John Sculley On Steve Jobs, The Full Interview Transcript

By Leander Kahney

“An anecdotal story, a friend of mine was at meetings at Apple and Microsoft on the same day and this was in the last year, so this was recently. He went into the Apple meeting (he’s a vendor for Apple) and when he went into the meeting at Apple as soon as the designers walked in the room, everyone stopped talking because the designers are the most respected people in the organization. [– –]”

“Later in the day he was at Microsoft. When he went into the Microsoft meeting, everybody was talking and then the meeting starts and no designers ever walk into the room. All the technical people are sitting there trying to add their ideas of what ought to be in the design. That’s a recipe for disaster. [– –]”

“Design at other companies is not there. It is buried down in the bureaucracy somewhere… In bureaucracies many people have the authority to say no, not the authority to say yes. So you end up with products with compromises. This goes back to Steve’s philosophy that the most important decisions are the things you decide NOT to do, not what you decide to do. It’s the minimalist thinking again.”
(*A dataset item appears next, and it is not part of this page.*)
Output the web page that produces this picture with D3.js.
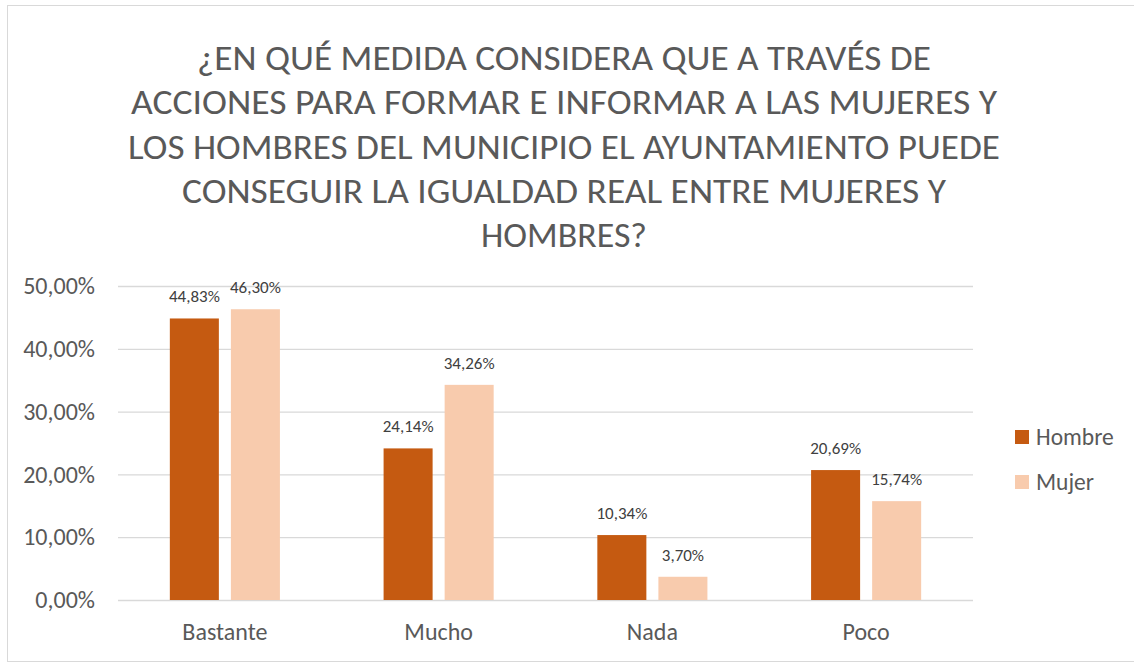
<!DOCTYPE html>
<html>
<head>
<meta charset="utf-8">
<script src="https://cdn.jsdelivr.net/npm/d3@7"></script>
<style>
  body { margin: 0; background: #fff; }
  text { font-family: Carlito, "Open Sans", sans-serif; }
</style>
</head>
<body>
<div id="chart"></div>
<script>
// data
var categories = ["Bastante", "Mucho", "Nada", "Poco"];
var series = ["Hombre", "Mujer"];
var hombre = [44.83, 24.14, 10.34, 20.69];
var mujer = [46.30, 34.26, 3.70, 15.74];
var yTicks = [0, 10, 20, 30, 40, 50];
var titleLines = [
  "¿EN QUÉ MEDIDA CONSIDERA QUE A TRAVÉS DE",
  "ACCIONES PARA FORMAR E INFORMAR A LAS MUJERES Y",
  "LOS HOMBRES DEL MUNICIPIO EL AYUNTAMIENTO PUEDE",
  "CONSEGUIR LA IGUALDAD REAL ENTRE MUJERES Y",
  "HOMBRES?"
];
var titleWidths = [734, 866, 872, 764, 166];

var svgWidth = 1134;
var svgHeight = 663;
var colors = { Hombre: "#C55A11", Mujer: "#F8CBAD" };

var margin = { top: 286, right: 161, bottom: 63, left: 118 };
var width = svgWidth - margin.left - margin.right;
var height = 600 - margin.top;

var svg = d3.select("#chart")
  .append("svg")
  .attr("width", svgWidth)
  .attr("height", svgHeight);

// chart border
svg.append("rect")
  .attr("x", 7.5)
  .attr("y", 5.5)
  .attr("width", 1140)
  .attr("height", 656)
  .attr("fill", "#fff")
  .attr("stroke", "#d9d9d9")
  .attr("stroke-width", 1);

// title
svg.append("g").selectAll("text")
  .data(titleLines)
  .enter()
  .append("text")
  .attr("x", 564)
  .attr("y", (d, i) => 70 + i * 44.3)
  .attr("text-anchor", "middle")
  .attr("font-size", 34)
  .attr("fill", "#595959")
  .attr("textLength", (d, i) => titleWidths[i])
  .attr("lengthAdjust", "spacingAndGlyphs")
  .text(d => d);

var chartGroup = svg.append("g")
  .attr("transform", `translate(${margin.left}, ${margin.top})`);

var yScale = d3.scaleLinear()
  .domain([0, 50])
  .range([height, 0]);

var x0 = d3.scaleBand()
  .domain(categories)
  .range([0, width])
  .paddingInner(0.485)
  .paddingOuter(0.2425);

var x1 = d3.scaleBand()
  .domain(series)
  .range([0, x0.bandwidth()])
  .paddingInner(0.197);

// gridlines + y labels
var leftAxis = d3.axisLeft(yScale)
  .tickValues(yTicks)
  .tickSize(-width)
  .tickPadding(23)
  .tickFormat(d => d3.format(".2f")(d).replace(".", ",") + "%");

var yAxis = chartGroup.append("g").call(leftAxis);
yAxis.select(".domain").remove();
yAxis.selectAll("line").attr("stroke", "#d9d9d9").attr("stroke-width", 1.3);
yAxis.selectAll("text")
  .attr("fill", "#595959")
  .attr("font-size", 24)
  .style("font-family", 'Carlito, "Open Sans", sans-serif');

// x labels
var bottomAxis = d3.axisBottom(x0).tickSize(0).tickPadding(23);
var xAxis = chartGroup.append("g")
  .attr("transform", `translate(0, ${height})`)
  .call(bottomAxis);
xAxis.select(".domain").remove();
xAxis.selectAll("text")
  .attr("fill", "#595959")
  .attr("font-size", 24)
  .style("font-family", 'Carlito, "Open Sans", sans-serif');

var rows = categories.map((c, i) => ({
  cat: c,
  vals: [{ key: "Hombre", v: hombre[i] }, { key: "Mujer", v: mujer[i] }]
}));

var groups = chartGroup.selectAll(".cat")
  .data(rows)
  .enter()
  .append("g")
  .attr("transform", d => `translate(${x0(d.cat)}, 0)`);

groups.selectAll("rect")
  .data(d => d.vals)
  .enter()
  .append("rect")
  .attr("x", d => x1(d.key))
  .attr("y", d => yScale(d.v))
  .attr("width", x1.bandwidth())
  .attr("height", d => height - yScale(d.v))
  .attr("fill", d => colors[d.key]);

groups.selectAll(".lbl")
  .data(d => d.vals)
  .enter()
  .append("text")
  .attr("x", d => x1(d.key) + x1.bandwidth() / 2)
  .attr("y", d => yScale(d.v) - 16)
  .attr("text-anchor", "middle")
  .attr("font-size", 17)
  .attr("fill", "#404040")
  .text(d => d3.format(".2f")(d.v).replace(".", ",") + "%");

// legend
var legend = svg.append("g")
  .attr("transform", "translate(1015, 430)");

var item = legend.selectAll("g")
  .data(series)
  .enter()
  .append("g")
  .attr("transform", (d, i) => `translate(0, ${i * 45})`);

item.append("rect")
  .attr("width", 14)
  .attr("height", 14)
  .attr("fill", d => colors[d]);

item.append("text")
  .attr("x", 21)
  .attr("y", 7)
  .attr("dy", "0.35em")
  .attr("font-size", 23.5)
  .attr("fill", "#595959")
  .text(d => d);
</script>
</body>
</html>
Personal note. Something every CEO should read.
VIDEO AND SLIDESHOW PRESENTATIONS:

Rethinking the Mobile Web

By Yiibu
Personal note. Great Mobile stats, refelctions and standards.
Related material: Adaptive Systems for Multiple Devices.

What Comes After Mobile

By Matt Webb
Personal note. Highly inspiring. Quite fascinated by Berg anyway.
Related material: Media surfaces: Incidental Media.

The Design of Networked Products

By Timo Arnall
Personal note. Great stuff about hybrid products & emerging technologies.